Sedert president Mubarak in februari 2011 moest opstappen is de macht in handen van de Hoge Raad van de Strijdkrachten, van het leger dus, waaruit ook Mubarak voortkwam. De militairen hebben al meermaals laten horen dat ze geen pottenkijkers willen en ook niets van hun privilegies willen afstaan. Zoals in Turkije, waar premier Recep Tayyip Erdogan het leger uiteindelijk wel heeft klein gekregen, beheren de militairen in Egypte een belangrijk aantal commerciële en industriële ondernemingen. Wat hogere officieren belangrijke bijkomende inkomsten, macht en invloed oplevert.
Als Mursi het uiteindelijk haalt, wat waarschijnlijk het geval zal zijn – in het parlement hebben de islamisten, moslimbroeders en rivaliserende salafisten, samen een tweederde meerderheid behaald – is er een probleem voor het leger, dat de kern is van het oud regime. Het heeft echter nog een belangrijke troef achter de hand: de nog op te stellen nieuwe grondwet.
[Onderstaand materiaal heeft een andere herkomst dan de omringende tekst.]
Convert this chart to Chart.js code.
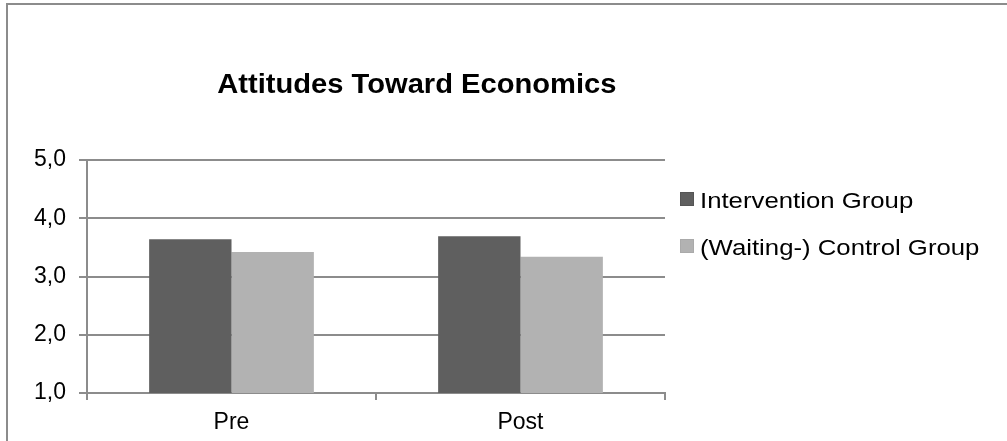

Een commissie die werd opgericht om een tekst te schrijven, werd door het gerecht teruggefloten omdat er een duidelijke islamistische meerderheid in was. Sedertdien is er nog altijd geen akkoord over een nieuwe samenstelling. De vraag is of het leger de zaken zal kunnen forceren en de president in de nieuwe grondwet alleen maar minimale bevoegdheden zal kunnen doen toekennen. Dit terwijl het in geval van een zege van Shafiq, die kan rekenen op steun van iedereen die bang voor een islamistische machtsgreep, zoals kopten, seculieren en linkse partijen, men er zeker van kan zijn dat het leger er zal proberen voor te zorgen dat de president de echte machthebber zal blijven zoals dat was onder de presidenten Gamal Abel Nasser (1956-1970), Anwar al-Sadat (1970-1981) en Mubarak (1981-2011).
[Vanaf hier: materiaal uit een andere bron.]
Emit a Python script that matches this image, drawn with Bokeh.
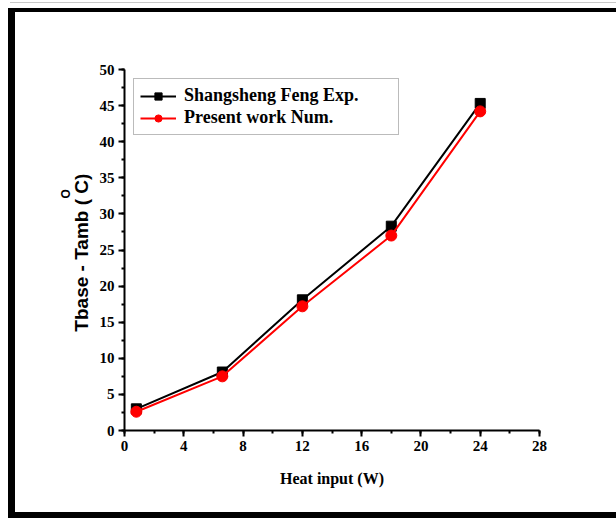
from bokeh.plotting import figure
from bokeh.models import Range1d, SingleIntervalTicker, Legend, LegendItem, Title
from bokeh.embed import file_html
from bokeh.resources import INLINE

# data
heat_input = [0.8, 6.6, 12.0, 18.0, 24.0]
feng_exp = [3.0, 8.1, 18.1, 28.3, 45.3]
present_num = [2.6, 7.5, 17.2, 27.0, 44.2]
series_names = ["Shangsheng Feng Exp.", "Present work Num."]
x_label = "Heat input (W)"
y_label_main = "Tbase - Tamb (  C)"
y_label_sup = "O"

p = figure(width=616, height=518, output_backend="svg", toolbar_location=None,
           x_range=Range1d(0, 28), y_range=Range1d(0, 50),
           min_border_left=124, min_border_right=77, min_border_top=69, min_border_bottom=88)
# outer black frame drawn as CSS background behind a transparent canvas
p.styles = {"background": (
    "linear-gradient(#000,#000) 8px 8px / 7px 510px no-repeat, "
    "linear-gradient(#000,#000) 8px 8px / 608px 4px no-repeat, "
    "linear-gradient(#000,#000) 8px 512px / 608px 6px no-repeat, "
    "linear-gradient(#c8c8c8,#c8c8c8) 10px 2px / 606px 1px no-repeat, "
    "#ffffff")}
p.grid.visible = False
p.outline_line_color = None
p.background_fill_color = "white"
p.border_fill_color = "white"
p.border_fill_alpha = 0.0

p.xaxis.ticker = SingleIntervalTicker(interval=4, num_minor_ticks=2)
p.yaxis.ticker = SingleIntervalTicker(interval=5, num_minor_ticks=2)
for ax in (p.xaxis, p.yaxis):
    ax.axis_line_width = 2
    ax.major_tick_line_width = 2
    ax.minor_tick_line_width = 2
    ax.major_tick_out = 6
    ax.major_tick_in = 0
    ax.minor_tick_out = 3
    ax.minor_tick_in = 0
    ax.major_label_text_font = "Liberation Serif"
    ax.major_label_text_font_style = "bold"
    ax.major_label_text_font_size = "15px"
    ax.major_label_text_color = "black"
    ax.major_label_standoff = 4

p.xaxis.axis_label = x_label
p.xaxis.axis_label_text_font = "Liberation Serif"
p.xaxis.axis_label_text_font_style = "bold"
p.xaxis.axis_label_text_font_size = "16px"
p.xaxis.axis_label_text_color = "black"
p.xaxis.axis_label_standoff = 16

l1 = p.line(heat_input, feng_exp, line_color="black", line_width=2)
s1 = p.scatter(heat_input, feng_exp, marker="square", size=10, fill_color="black", line_color="black")
l2 = p.line(heat_input, present_num, line_color="red", line_width=2)
s2 = p.scatter(heat_input, present_num, marker="circle", size=11, fill_color="red", line_color="red")

legend = Legend(items=[LegendItem(label=series_names[0], renderers=[l1, s1]),
                       LegendItem(label=series_names[1], renderers=[l2, s2])],
                location=(9, 295), orientation="vertical",
                label_text_font="Liberation Serif", label_text_font_style="bold",
                label_text_font_size="18px", label_text_color="black",
                glyph_width=36, glyph_height=18, label_height=18, label_width=208,
                label_standoff=8, padding=6, spacing=1, margin=0,
                border_line_color="#777777", border_line_width=1,
                background_fill_alpha=1.0)
p.add_layout(legend, "center")

# y axis label as a vertical title on the left side
ytitle = Title(text=y_label_main, align="center", standoff=10,
               text_font="Liberation Sans", text_font_style="bold",
               text_font_size="19px", text_color="black")
p.add_layout(ytitle, "left")

# superscript O, placed in the gap of the main label
ysup = Title(text=y_label_sup, align="left", offset=232, standoff=-18,
             text_font="Liberation Sans", text_font_style="bold",
             text_font_size="12px", text_color="black")
p.add_layout(ysup, "left")

open("out.html", "w").write(file_html(p, INLINE))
Onder Nasser werd de moslimbroederschap vervolgd en buiten de wet gesteld na een aanslag op zijn leven. Sadat, die banden had met de broederschap, liet de moslimbroeders vrij toen hij president werd om het linkse, nasseristische politieke establishment uit het zadel te lichten – wat ook lukte. De broederschap bleef echter officieel verboden, maar kreeg de publieke ruimte om de maatschappij te islamiseren. Er was dus een officieuze samenwerking, die ook onder Mubarak werd voortgezet ondanks het feit dat Sadat door islamisten, die voortkwamen uit de broederschap, werd vermoord. In de nasleep van de moord en de terreurdaden die erop volgen door islamisten verdwenen ook moslimbroeders geregeld in de gevangenissen, maar dat hoorde tot het spel. Die politiek van samenwerking heeft geleid tot een verregaande islamisering van de Egyptische maatschappij, zoals cafés zonder bier, en tot toenemende vervolging van de koptische, christelijke minderheid van zo’n 10 miljoen mensen door moslimextremisten zonder dat politie en gerecht echt ingrijpen.
Het ziet er naar uit dat na de tweede ronde van de presidentsverkiezingen de samenwerking tussen het leger en de broederschap zal worden voortgezet. De broederschap zal kunnen doorgaan met haar geleidelijke islamisering, met als einddoel een islamitische staat. In ruil zal ze het leger zijn gang laten gaan. Het is altijd al, vanaf haar stichting eind de jaren 1920, de politiek van de broederschap geweest het op een akkoordje te kunnen gooien met de machthebbers om haar islamiseringdoel vooruit te helpen, ook al kwam met het die machthebbers soms tot zware en gewelddadige botsingen. Dat was zo met de Britse bezetters en met het koningshuis, dat in 1952 ten val werd gebracht door een staatsgreep van Vrije Officieren, onder wie Nasser en ook Sadat. Deze laatste was een informele verbindingsman tussen beide.
En de “Arabische Lente”? Vergeet die maar. Of hoop, zoals sommige optimisten, dat die “Lente” een eerste stap is in een lange evolutie naar democratie, want de mensen hebben nu gezien dat ze in staat zijn regimes omver te werpen en zouden dat in de toekomst nog kunnen proberen.